When risk assessment ends at origination, these signals remain invisible.

The false comfort of one off decisions

One off risk checks create a sense of closure. A score is calculated, thresholds are met, and the loan is booked. This clarity is operationally convenient, but it can be misleading.

The problem is not that the original decision was wrong. It is that it becomes outdated. When markets are volatile, assumptions made at origination can lose relevance quickly. Yet many portfolios continue to be managed as if the original snapshot still applies.

This is why lenders often experience sudden increases in defaults that feel unexpected. The deterioration was not sudden. The visibility was delayed.

Borrower behavior changes faster than credit metrics

Traditional post origination risk indicators focus on outcomes such as missed payments or covenant breaches. These are lagging signals. By the time they appear, the borrower has already been under pressure for some time.

Behavioral signals appear much earlier. Changes in income regularity, increasing expense pressure, declining balances, or altered payment timing often indicate stress long before delinquency. These signals are not captured by static models or periodic reviews.

Continuous risk assessment is designed to observe behavior, not just outcomes.

Continuous assessment aligns with how risk actually develops

Managing risk across the credit lifecycle means recognizing that risk is dynamic. Origination establishes an initial view. Monitoring keeps that view current.

Continuous assessment does not imply constant intervention. It implies ongoing visibility. By tracking financial behavior over time, lenders can distinguish temporary fluctuations from structural deterioration.

This allows for earlier and more proportionate responses. Exposure can be adjusted, borrowers can be engaged, and remediation can begin before problems escalate. Risk management becomes proactive rather than reactive.

Why this matters for portfolio management

At portfolio level, delayed visibility compounds quickly. Small misjudgments repeated across thousands of loans turn into material risk. Static frameworks struggle to explain why portfolios that looked balanced at booking deteriorate together.

Continuous risk assessment introduces differentiation. Not all borrowers react to stress in the same way. Some absorb it. Others amplify it. Seeing those differences early allows risk teams to prioritize attention and resources where they matter most.

This improves both loss outcomes and operational efficiency.

Regulatory and governance expectations are evolving

Regulators increasingly expect lenders to demonstrate ongoing responsibility, not just compliant origination.
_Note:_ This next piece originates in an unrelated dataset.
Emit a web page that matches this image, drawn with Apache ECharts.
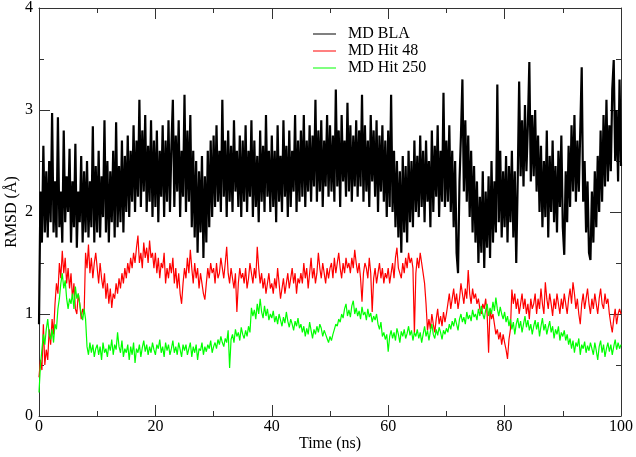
<!DOCTYPE html>
<html>
<head>
<meta charset="utf-8">
<script src="https://cdn.jsdelivr.net/npm/echarts@6/dist/echarts.min.js"></script>
<style>
html,body{margin:0;padding:0;background:#fff;}
#chart{width:636px;height:457px;}
</style>
</head>
<body>
<div id="chart"></div>
<script>
// Sampling step of all three traces (ns)
const TIME_STEP = 0.25;
const seriesNames = ['MD BLA', 'MD Hit 48', 'MD Hit 250'];
const xTickValues = [0, 20, 40, 60, 80, 100];
const yTickValues = [0, 1, 2, 3, 4];

// RMSD (Å) of MD BLA, every 0.25 ns
const rmsdBLA = [
0.9,2.2,1.7,2.65,1.8,2.4,1.75,2.5,1.9,2.97,1.8,2.3,1.75,2.93,1.85,2.2,1.7,2.8,1.9,2.35,
2.0,2.62,1.7,2.3,1.85,2.67,1.65,2.2,1.9,2.55,1.7,2.4,1.8,2.5,1.75,2.3,1.85,2.84,1.7,2.45,
1.8,2.6,1.75,2.35,1.95,2.9,1.8,2.5,1.7,2.4,1.9,2.6,1.75,2.88,1.85,2.45,1.9,2.7,1.8,2.55,
2.0,2.75,1.95,2.6,2.1,2.85,2.0,2.7,2.15,3.1,2.05,2.8,2.2,2.95,2.0,2.65,2.1,2.9,1.95,2.7,
2.05,2.8,1.9,2.6,2.15,2.85,1.95,2.7,2.1,2.9,2.0,2.65,3.1,2.05,2.75,2.2,2.9,1.95,2.6,2.15,
3.15,2.0,2.8,2.1,2.95,1.85,2.6,1.75,2.5,1.6,2.4,1.8,2.55,1.55,2.35,1.7,2.6,1.85,2.7,1.95,
2.75,2.05,2.85,2.1,2.6,2.0,3.1,2.15,2.7,1.95,2.8,2.1,2.65,2.0,2.9,2.2,2.6,2.05,2.75,1.95,
2.7,2.1,2.85,2.0,2.6,2.15,2.9,1.95,2.7,2.05,2.55,1.9,2.8,2.1,2.65,2.0,2.95,2.15,2.6,2.0,
2.75,2.05,2.6,1.9,2.85,2.1,2.55,2.0,2.9,2.15,2.65,1.95,2.8,2.05,2.6,2.2,2.95,2.0,2.7,2.1,
2.8,2.15,2.95,2.05,2.7,2.2,2.85,2.1,2.75,2.25,3.1,2.1,2.8,2.2,2.9,2.05,2.7,2.25,2.95,2.15,
2.85,2.2,2.75,2.1,3.2,2.25,2.8,2.05,2.95,2.3,2.7,2.15,3.07,2.2,2.85,2.1,2.75,2.25,2.9,2.15,
2.8,2.25,3.15,2.1,2.85,2.2,2.7,2.05,2.95,2.3,2.8,2.15,2.9,2.0,2.75,2.2,2.85,2.1,2.7,1.95,
2.8,2.05,3.15,2.0,2.6,1.85,2.5,1.75,2.4,1.6,2.55,1.8,2.45,1.7,2.6,1.9,2.5,1.85,2.7,2.0,
2.55,1.95,2.75,2.05,2.6,1.9,2.7,2.1,2.5,1.85,2.8,2.0,2.65,2.15,2.85,1.95,2.6,2.1,3.17,2.05,
2.7,2.1,2.85,2.0,2.6,1.85,2.5,1.6,1.4,2.3,2.75,3.3,2.2,2.9,2.1,2.75,1.95,2.6,1.8,2.45,
1.7,2.3,1.5,2.15,1.6,2.4,1.45,2.2,1.65,2.35,1.55,2.5,1.7,2.3,1.8,3.25,1.9,2.6,1.75,2.4,
1.85,2.55,1.7,2.45,1.9,2.6,1.75,2.4,1.5,2.3,3.28,2.35,2.9,2.25,3.05,2.4,2.85,3.47,2.3,2.95,
2.35,3.0,2.2,2.75,2.0,2.65,1.85,2.5,1.95,2.8,1.75,2.55,2.0,2.7,1.9,2.45,1.8,2.6,2.05,2.75,
1.85,1.58,2.4,1.9,2.65,2.05,2.85,2.2,2.95,2.1,2.7,2.2,2.8,3.42,2.1,2.5,1.8,2.3,1.6,1.53,
2.2,1.7,2.4,1.85,2.55,2.0,2.8,2.1,2.95,2.25,3.1,2.3,2.85,2.4,3.2,3.49,2.5,3.0,2.3,3.3,2.45
];

// RMSD (Å) of MD Hit 48, every 0.25 ns
const rmsdHit48 = [
0.38,0.55,0.45,0.9,0.5,0.65,0.55,0.85,0.7,0.95,0.8,1.1,1.3,1.2,1.5,1.35,1.62,1.4,1.55,1.3,
1.45,1.25,1.4,1.15,1.3,1.05,1.0,1.2,1.1,0.95,1.05,1.0,1.6,1.45,1.68,1.4,1.55,1.35,1.5,1.6,
1.45,1.3,1.5,1.35,1.25,1.4,1.15,1.3,1.1,1.25,1.06,1.2,1.15,1.3,1.2,1.35,1.25,1.4,1.3,1.45,
1.35,1.5,1.4,1.55,1.45,1.6,1.5,1.65,1.77,1.5,1.6,1.45,1.7,1.55,1.65,1.5,1.72,1.55,1.6,1.45,
1.6,1.4,1.55,1.35,1.5,1.45,1.6,1.3,1.45,1.35,1.5,1.4,1.55,1.3,1.45,1.25,1.4,1.2,1.1,1.3,
1.45,1.35,1.55,1.4,1.63,1.45,1.3,1.5,1.35,1.45,1.25,1.4,1.3,1.2,1.14,1.3,1.45,1.35,1.5,1.4,
1.45,1.3,1.5,1.35,1.4,1.55,1.45,1.35,1.5,1.66,1.4,1.3,1.45,1.35,1.25,1.4,1.02,1.3,1.45,1.35,
1.4,1.3,1.45,1.25,1.35,1.5,1.4,1.3,1.45,1.35,1.66,1.45,1.3,1.4,1.25,1.35,1.2,1.3,1.4,1.25,
1.3,1.2,1.35,1.25,1.45,1.3,1.15,1.25,1.35,1.2,1.3,1.4,1.25,1.35,1.45,1.3,1.4,1.2,1.35,1.3,
1.4,1.3,1.5,1.35,1.45,1.25,1.4,1.55,1.35,1.45,1.3,1.4,1.6,1.45,1.35,1.5,1.4,1.3,1.45,1.35,
1.45,1.5,1.35,1.55,1.4,1.5,1.6,1.45,1.35,1.5,1.4,1.55,1.45,1.5,1.4,1.55,1.45,1.63,1.5,1.4,
1.5,1.35,1.12,1.4,1.5,1.45,1.35,1.55,1.4,1.02,1.35,1.45,1.3,1.4,1.5,1.35,1.45,1.3,1.4,1.35,
1.45,1.3,1.4,1.5,1.35,1.55,1.65,1.45,1.4,1.35,1.5,1.4,1.55,1.45,1.6,1.5,1.55,1.45,0.81,1.4,
1.55,1.45,1.6,1.5,1.4,1.3,1.1,0.84,0.95,0.85,1.0,0.9,0.82,0.95,1.05,0.9,0.98,0.88,1.02,0.92,
1.0,1.1,1.2,1.05,1.15,1.25,1.1,1.2,1.05,1.15,1.3,1.2,1.1,1.25,1.15,1.43,1.2,1.1,1.25,1.15,
1.2,1.1,1.15,1.05,1.0,1.1,1.05,1.15,1.0,0.62,1.05,0.95,1.0,0.9,0.8,0.85,0.75,0.82,0.7,0.8,
0.72,0.65,0.56,0.75,0.85,1.24,1.1,1.2,1.05,1.15,1.0,1.1,1.2,1.05,1.15,1.0,1.1,0.95,1.15,1.05,
1.1,1.2,1.0,1.15,1.05,1.25,1.1,1.0,1.31,1.15,1.05,1.2,1.1,0.98,1.15,1.05,1.2,1.1,1.0,1.15,
1.05,1.2,1.1,1.0,1.15,1.25,1.1,1.31,1.2,1.05,1.15,1.0,0.9,1.1,1.2,1.05,1.15,1.25,1.1,1.0,
1.15,1.05,1.2,1.1,1.0,1.15,1.25,1.1,1.05,1.2,1.1,1.15,1.0,0.9,0.82,0.95,1.05,0.9,1.0,1.05,1.0
];

// RMSD (Å) of MD Hit 250, every 0.25 ns
const rmsdHit250 = [
0.23,0.5,0.65,0.8,0.7,0.85,0.95,0.8,0.75,0.85,0.72,0.9,0.85,1.05,1.15,1.3,1.4,1.25,1.33,1.15,
1.05,1.15,1.1,1.2,1.05,1.27,1.15,1.2,1.1,1.0,0.94,1.05,0.95,0.68,0.6,0.72,0.62,0.7,0.58,0.66,
0.7,0.6,0.68,0.55,0.72,0.62,0.66,0.58,0.7,0.64,0.75,0.6,0.7,0.65,0.82,0.68,0.62,0.74,0.58,0.66,
0.62,0.7,0.55,0.68,0.6,0.72,0.52,0.66,0.62,0.7,0.58,0.67,0.74,0.63,0.7,0.6,0.68,0.62,0.72,0.65,
0.6,0.7,0.66,0.75,0.62,0.68,0.58,0.72,0.64,0.7,0.6,0.66,0.74,0.62,0.68,0.6,0.72,0.65,0.58,0.7,
0.64,0.7,0.6,0.66,0.72,0.58,0.68,0.62,0.7,0.55,0.66,0.64,0.72,0.6,0.68,0.63,0.7,0.66,0.74,0.62,
0.68,0.72,0.66,0.75,0.7,0.78,0.72,0.68,0.76,0.72,0.84,0.47,0.75,0.8,0.72,0.85,0.78,0.82,0.74,0.87,
0.8,0.76,0.84,0.78,0.88,0.82,1.06,0.98,1.04,0.95,1.1,1.0,1.15,1.02,0.96,1.08,0.98,1.05,0.94,1.0,
0.96,1.03,0.92,0.98,0.9,1.0,0.94,0.88,0.97,0.91,1.02,0.93,0.87,0.95,0.9,0.84,0.93,0.88,0.96,0.86,
0.9,0.82,0.88,0.78,0.86,0.8,0.92,0.84,0.76,0.85,0.8,0.88,0.82,0.9,0.86,0.78,0.84,0.8,0.76,0.72,
0.78,0.74,0.8,0.85,0.9,0.88,0.95,0.92,1.0,0.96,1.05,1.1,0.98,1.04,0.97,1.08,1.13,1.0,1.06,0.98,
1.03,0.95,1.07,0.99,1.02,0.94,1.05,0.97,1.01,0.92,0.98,0.94,1.0,0.9,0.85,0.92,0.78,0.82,0.75,0.8,
0.63,0.78,0.84,0.76,0.82,0.74,0.86,0.8,0.72,0.83,0.78,0.85,0.76,0.81,0.88,0.79,0.84,0.74,0.82,0.78,
0.85,0.76,0.82,0.72,0.8,0.88,0.78,0.84,0.74,0.83,0.9,0.8,0.76,0.85,0.79,0.87,0.82,0.75,0.84,0.8,
0.86,0.82,0.9,0.85,0.93,0.88,0.96,0.9,0.84,0.95,1.0,0.92,0.97,0.9,1.02,0.95,0.99,0.93,1.04,0.97,
1.0,0.94,1.05,0.98,1.08,1.0,0.95,1.04,1.1,0.98,1.06,1.0,1.12,1.03,1.16,1.05,0.98,1.07,1.0,0.95,
1.02,0.92,0.98,0.88,0.95,0.85,0.92,0.8,0.9,0.96,0.86,0.93,0.82,0.9,0.98,0.87,0.94,0.84,0.9,0.8,
0.88,0.94,0.85,0.92,0.78,0.88,0.96,0.84,0.9,0.8,0.87,0.93,0.82,0.88,0.76,0.85,0.8,0.88,0.74,0.82,
0.78,0.84,0.74,0.8,0.7,0.76,0.66,0.74,0.62,0.72,0.68,0.76,0.6,0.7,0.66,0.73,0.62,0.69,0.64,0.72,
0.66,0.6,0.72,0.64,0.55,0.68,0.74,0.62,0.7,0.58,0.66,0.72,0.63,0.7,0.6,0.68,0.75,0.65,0.72,0.66,0.7
];

const seriesColors = ['#000000', '#ff0000', '#00ff00'];
const seriesWidths = [2.2, 1.2, 1.2];
const seriesData = [rmsdBLA, rmsdHit48, rmsdHit250];

function toPairs(vals) { return vals.map((v, i) => [i * TIME_STEP, v]); }

const FONT = "'Liberation Serif', 'DejaVu Serif', serif";
const frameColor = '#333';

function xAx(pos, showLabels) {
  return {
    type: 'value', position: pos, min: xTickValues[0], max: xTickValues[xTickValues.length - 1], interval: 20,
    name: showLabels ? 'Time (ns)' : '', nameLocation: 'middle', nameGap: 20, nameMoveOverlap: false,
    nameTextStyle: { fontFamily: FONT, fontSize: 16, color: '#000' },
    axisLine: { show: true, onZero: false, lineStyle: { color: frameColor, width: 1 } },
    axisTick: { show: true, inside: true, length: 11, lineStyle: { color: frameColor } },
    minorTick: { show: true, splitNumber: 2, length: 5, lineStyle: { color: frameColor } },
    axisLabel: { show: showLabels, margin: 3, fontFamily: FONT, fontSize: 16, color: '#000' },
    splitLine: { show: false }, minorSplitLine: { show: false }
  };
}
function yAx(pos, showLabels) {
  return {
    type: 'value', position: pos, min: yTickValues[0], max: yTickValues[yTickValues.length - 1], interval: 1,
    name: showLabels ? 'RMSD (Å)' : '', nameLocation: 'middle', nameGap: 19, nameMoveOverlap: false,
    nameTextStyle: { fontFamily: FONT, fontSize: 16, color: '#000' },
    axisLine: { show: true, onZero: false, lineStyle: { color: frameColor, width: 1 } },
    axisTick: { show: true, inside: true, length: 11, lineStyle: { color: frameColor } },
    minorTick: { show: true, splitNumber: 2, length: 5, lineStyle: { color: frameColor } },
    axisLabel: { show: showLabels, margin: 6, fontFamily: FONT, fontSize: 16, color: '#000' },
    splitLine: { show: false }, minorSplitLine: { show: false }
  };
}

const chart = echarts.init(document.getElementById('chart'), null, { renderer: 'canvas' });
chart.setOption({
  animation: false,
  backgroundColor: '#fff',
  grid: { left: 39, right: 15, top: 8, bottom: 41, containLabel: false, outerBoundsMode: 'none' },
  legend: {
    orient: 'vertical', left: 308, top: 21,
    icon: 'rect', itemWidth: 23, itemHeight: 1, itemGap: 1,
    textStyle: { fontFamily: FONT, fontSize: 16, color: '#000', padding: [0, 0, 0, 7], lineHeight: 16 },
    data: seriesNames
  },
  xAxis: [xAx('bottom', true), xAx('top', false)],
  yAxis: [yAx('left', true), yAx('right', false)],
  series: seriesNames.map((n, k) => ({
    name: n, type: 'line', xAxisIndex: 0, yAxisIndex: 0,
    data: toPairs(seriesData[k]),
    showSymbol: false, symbol: 'none',
    lineStyle: { color: seriesColors[k], width: seriesWidths[k] },
    itemStyle: { color: seriesColors[k] },
    emphasis: { disabled: true }
  }))
});
</script>
</body>
</html>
Affordability, borrower protection, and explainability are no longer confined to the approval moment.

Being able to show that risk was monitored, reassessed, and managed throughout the lifecycle strengthens governance and auditability. It also reduces the likelihood of decisions being challenged after problems emerge.

Continuous assessment supports this by creating a traceable, data driven narrative of how risk was understood and managed over time.

How continuous assessment changes the role of risk teams

When risk assessment extends beyond origination, the role of risk teams evolves. Less time is spent defending past decisions. More time is spent interpreting emerging signals.

Risk becomes a living process rather than a static control. Teams move from asking why something went wrong to asking what is changing right now. This shift improves collaboration between credit, risk, and operations because everyone works from a shared, current view of borrower health.

Why stopping at origination is no longer enough

Economic volatility has shortened the distance between stability and stress. Borrower behavior adapts faster than traditional review cycles. Frameworks built around one off decisions struggle to keep up.

Risk assessment that ends at origination assumes a world that no longer exists. Modern lending requires visibility that extends across the entire credit lifecycle.

The most effective risk teams are not those that make perfect decisions at approval. They are the ones that continue to understand their borrowers after the loan is granted.